My school doesn’t have co-labs – instead, I teach 2nd period reading, and another teacher (I.), teaches the same students for 1st period.
I don’t play favorites, but I imagine every class has this student. The one who sits at the front of the room even if you don’t have assigned seats, who is shy to answer questions, but knows every answer. The girl or boy who is the only person to get the obscure quiz bonus question correct, which was mentioned for 2 minutes the day before. I haven’t gotten to know any of my students well this summer – I know I will this fall, but I was hesitant to form any bonds at summer school because of how short the time is that I will be working with them.
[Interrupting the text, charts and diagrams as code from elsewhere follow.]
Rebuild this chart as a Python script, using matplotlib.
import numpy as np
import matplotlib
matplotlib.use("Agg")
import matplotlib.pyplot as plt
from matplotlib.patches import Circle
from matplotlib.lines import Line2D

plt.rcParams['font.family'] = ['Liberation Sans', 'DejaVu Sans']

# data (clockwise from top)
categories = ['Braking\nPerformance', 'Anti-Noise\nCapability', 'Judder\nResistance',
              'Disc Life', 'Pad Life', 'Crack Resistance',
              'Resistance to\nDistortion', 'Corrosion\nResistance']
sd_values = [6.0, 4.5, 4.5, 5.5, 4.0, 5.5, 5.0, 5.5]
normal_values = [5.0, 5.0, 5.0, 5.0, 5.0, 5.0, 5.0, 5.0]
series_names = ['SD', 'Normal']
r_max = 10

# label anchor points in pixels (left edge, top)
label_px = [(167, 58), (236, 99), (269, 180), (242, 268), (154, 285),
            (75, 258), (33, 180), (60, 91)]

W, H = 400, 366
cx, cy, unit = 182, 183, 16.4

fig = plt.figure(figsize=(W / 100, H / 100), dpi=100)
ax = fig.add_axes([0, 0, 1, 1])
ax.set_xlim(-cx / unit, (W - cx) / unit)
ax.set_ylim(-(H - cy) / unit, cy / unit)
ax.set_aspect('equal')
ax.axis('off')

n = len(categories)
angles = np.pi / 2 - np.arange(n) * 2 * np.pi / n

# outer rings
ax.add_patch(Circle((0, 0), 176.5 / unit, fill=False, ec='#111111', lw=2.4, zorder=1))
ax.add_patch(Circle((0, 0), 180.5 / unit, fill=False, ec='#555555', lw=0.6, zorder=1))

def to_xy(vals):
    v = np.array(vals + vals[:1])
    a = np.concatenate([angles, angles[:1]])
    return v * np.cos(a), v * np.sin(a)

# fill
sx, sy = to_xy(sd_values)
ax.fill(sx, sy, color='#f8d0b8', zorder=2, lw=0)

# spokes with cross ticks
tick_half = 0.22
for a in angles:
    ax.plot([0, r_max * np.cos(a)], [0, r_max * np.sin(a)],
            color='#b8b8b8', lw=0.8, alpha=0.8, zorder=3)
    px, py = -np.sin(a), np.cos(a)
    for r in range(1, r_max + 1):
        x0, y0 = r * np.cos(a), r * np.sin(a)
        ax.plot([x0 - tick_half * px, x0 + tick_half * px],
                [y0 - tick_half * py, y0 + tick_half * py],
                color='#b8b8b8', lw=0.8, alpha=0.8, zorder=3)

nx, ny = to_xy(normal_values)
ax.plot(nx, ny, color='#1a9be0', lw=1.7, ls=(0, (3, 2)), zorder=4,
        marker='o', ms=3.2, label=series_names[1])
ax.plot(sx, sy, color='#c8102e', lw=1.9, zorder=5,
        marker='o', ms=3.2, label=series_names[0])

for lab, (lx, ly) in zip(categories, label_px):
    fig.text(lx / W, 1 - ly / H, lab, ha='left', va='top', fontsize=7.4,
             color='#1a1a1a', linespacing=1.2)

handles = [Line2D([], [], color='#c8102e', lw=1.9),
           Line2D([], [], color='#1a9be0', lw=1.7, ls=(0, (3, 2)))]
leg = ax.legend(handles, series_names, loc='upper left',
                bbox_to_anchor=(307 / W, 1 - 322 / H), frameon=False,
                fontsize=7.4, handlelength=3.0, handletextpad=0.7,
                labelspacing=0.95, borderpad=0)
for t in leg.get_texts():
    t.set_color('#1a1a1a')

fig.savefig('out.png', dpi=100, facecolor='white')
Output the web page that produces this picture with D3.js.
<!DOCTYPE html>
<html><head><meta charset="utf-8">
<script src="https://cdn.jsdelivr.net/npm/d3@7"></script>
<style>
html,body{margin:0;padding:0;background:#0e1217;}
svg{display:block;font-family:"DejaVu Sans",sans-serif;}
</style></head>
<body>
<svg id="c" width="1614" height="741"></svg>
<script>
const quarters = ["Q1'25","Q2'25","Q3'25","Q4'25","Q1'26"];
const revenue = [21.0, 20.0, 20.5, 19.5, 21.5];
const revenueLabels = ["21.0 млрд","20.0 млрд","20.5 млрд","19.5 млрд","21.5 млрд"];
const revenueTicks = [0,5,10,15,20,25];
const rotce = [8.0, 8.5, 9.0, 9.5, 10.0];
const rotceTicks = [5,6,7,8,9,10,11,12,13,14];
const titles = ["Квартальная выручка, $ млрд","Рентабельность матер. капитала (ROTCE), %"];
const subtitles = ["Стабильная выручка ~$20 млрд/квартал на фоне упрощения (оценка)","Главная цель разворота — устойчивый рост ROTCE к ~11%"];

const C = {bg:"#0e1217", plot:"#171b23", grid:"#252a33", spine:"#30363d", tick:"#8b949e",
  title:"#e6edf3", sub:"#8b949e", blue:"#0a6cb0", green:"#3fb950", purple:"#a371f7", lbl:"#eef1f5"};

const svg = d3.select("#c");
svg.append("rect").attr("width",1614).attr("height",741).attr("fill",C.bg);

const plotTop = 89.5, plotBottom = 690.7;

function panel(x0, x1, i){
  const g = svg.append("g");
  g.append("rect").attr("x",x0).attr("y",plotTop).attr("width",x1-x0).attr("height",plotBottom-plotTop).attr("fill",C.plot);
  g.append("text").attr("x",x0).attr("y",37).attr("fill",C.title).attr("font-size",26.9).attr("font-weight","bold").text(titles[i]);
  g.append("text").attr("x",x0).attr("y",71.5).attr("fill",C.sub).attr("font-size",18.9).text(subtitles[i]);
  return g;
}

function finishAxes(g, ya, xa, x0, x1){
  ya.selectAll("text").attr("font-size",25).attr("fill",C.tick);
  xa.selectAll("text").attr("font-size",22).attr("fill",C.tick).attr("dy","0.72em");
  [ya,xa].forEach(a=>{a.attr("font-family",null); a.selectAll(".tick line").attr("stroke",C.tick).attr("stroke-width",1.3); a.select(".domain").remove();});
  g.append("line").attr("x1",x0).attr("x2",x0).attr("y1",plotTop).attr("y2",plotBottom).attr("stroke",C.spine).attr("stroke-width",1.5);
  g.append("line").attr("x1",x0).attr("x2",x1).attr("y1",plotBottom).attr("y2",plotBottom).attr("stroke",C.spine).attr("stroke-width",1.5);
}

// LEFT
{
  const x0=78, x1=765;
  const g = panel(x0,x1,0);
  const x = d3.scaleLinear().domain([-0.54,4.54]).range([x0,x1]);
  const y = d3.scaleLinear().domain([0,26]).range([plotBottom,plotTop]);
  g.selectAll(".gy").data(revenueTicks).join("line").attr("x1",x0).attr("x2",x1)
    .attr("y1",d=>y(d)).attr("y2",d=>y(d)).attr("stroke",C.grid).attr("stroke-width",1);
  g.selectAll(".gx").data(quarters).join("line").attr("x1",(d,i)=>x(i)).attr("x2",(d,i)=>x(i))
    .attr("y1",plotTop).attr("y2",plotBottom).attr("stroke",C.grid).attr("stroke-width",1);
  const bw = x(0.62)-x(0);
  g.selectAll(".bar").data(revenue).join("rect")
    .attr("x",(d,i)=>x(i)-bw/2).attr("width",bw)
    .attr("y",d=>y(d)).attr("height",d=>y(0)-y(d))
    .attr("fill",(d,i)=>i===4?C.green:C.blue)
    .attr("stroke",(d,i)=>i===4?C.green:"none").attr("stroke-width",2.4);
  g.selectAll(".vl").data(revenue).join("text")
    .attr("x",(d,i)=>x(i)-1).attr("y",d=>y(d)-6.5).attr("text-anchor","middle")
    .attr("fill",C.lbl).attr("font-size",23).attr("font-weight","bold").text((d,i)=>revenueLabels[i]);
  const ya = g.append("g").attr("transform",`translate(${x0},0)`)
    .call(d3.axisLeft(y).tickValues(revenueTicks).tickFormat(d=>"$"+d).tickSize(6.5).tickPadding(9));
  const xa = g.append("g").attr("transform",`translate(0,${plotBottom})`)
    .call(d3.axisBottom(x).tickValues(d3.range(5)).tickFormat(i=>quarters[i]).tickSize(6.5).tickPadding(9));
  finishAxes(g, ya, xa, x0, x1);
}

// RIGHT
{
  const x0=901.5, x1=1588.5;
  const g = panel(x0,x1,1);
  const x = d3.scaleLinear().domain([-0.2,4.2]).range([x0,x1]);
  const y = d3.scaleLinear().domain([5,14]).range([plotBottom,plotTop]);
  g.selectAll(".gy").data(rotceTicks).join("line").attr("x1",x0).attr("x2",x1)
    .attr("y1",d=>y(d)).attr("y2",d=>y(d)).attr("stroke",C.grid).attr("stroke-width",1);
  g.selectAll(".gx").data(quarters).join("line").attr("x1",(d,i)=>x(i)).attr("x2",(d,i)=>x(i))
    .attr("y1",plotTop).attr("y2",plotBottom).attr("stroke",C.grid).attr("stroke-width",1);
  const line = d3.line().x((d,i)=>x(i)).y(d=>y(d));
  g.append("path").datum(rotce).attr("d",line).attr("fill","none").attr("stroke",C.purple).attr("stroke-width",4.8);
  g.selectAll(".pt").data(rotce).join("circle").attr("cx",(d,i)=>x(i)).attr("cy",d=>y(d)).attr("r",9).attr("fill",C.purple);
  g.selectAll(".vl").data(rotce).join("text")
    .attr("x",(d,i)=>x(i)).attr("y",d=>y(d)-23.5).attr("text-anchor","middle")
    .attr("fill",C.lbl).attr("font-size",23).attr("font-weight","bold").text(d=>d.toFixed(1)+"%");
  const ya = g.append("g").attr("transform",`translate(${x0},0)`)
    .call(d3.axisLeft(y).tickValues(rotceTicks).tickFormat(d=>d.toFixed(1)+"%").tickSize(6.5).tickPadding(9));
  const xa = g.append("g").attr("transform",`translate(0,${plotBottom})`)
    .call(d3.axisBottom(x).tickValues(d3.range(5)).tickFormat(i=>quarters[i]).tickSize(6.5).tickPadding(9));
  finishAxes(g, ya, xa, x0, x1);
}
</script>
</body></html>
So it came as a bit of a surprise when I. told me this afternoon why this student is always in class. The student’s mother works cleaning houses, and if the student doesn’t go to school, the student has to tag along — and potentially help out.
This made me feel horrible in ways I can’t describe. This student is so determined, and deserves so much better than being at the worst middle school in Houston. And it’s the kind of thing that, when I think about it, in my room here at Rice, I don’t even have to take out the trash – someone comes into my room every day and takes care of it. Maybe it’s another of my student’s parents, I really don’t know. Then again, if nobody was taking out the trash for me, I have absolutely no idea where that person would be.
TFA stresses empathy, not sympathy. But when you experience this kind of thing as the teacher for the first time, it’s really hard to follow those rules.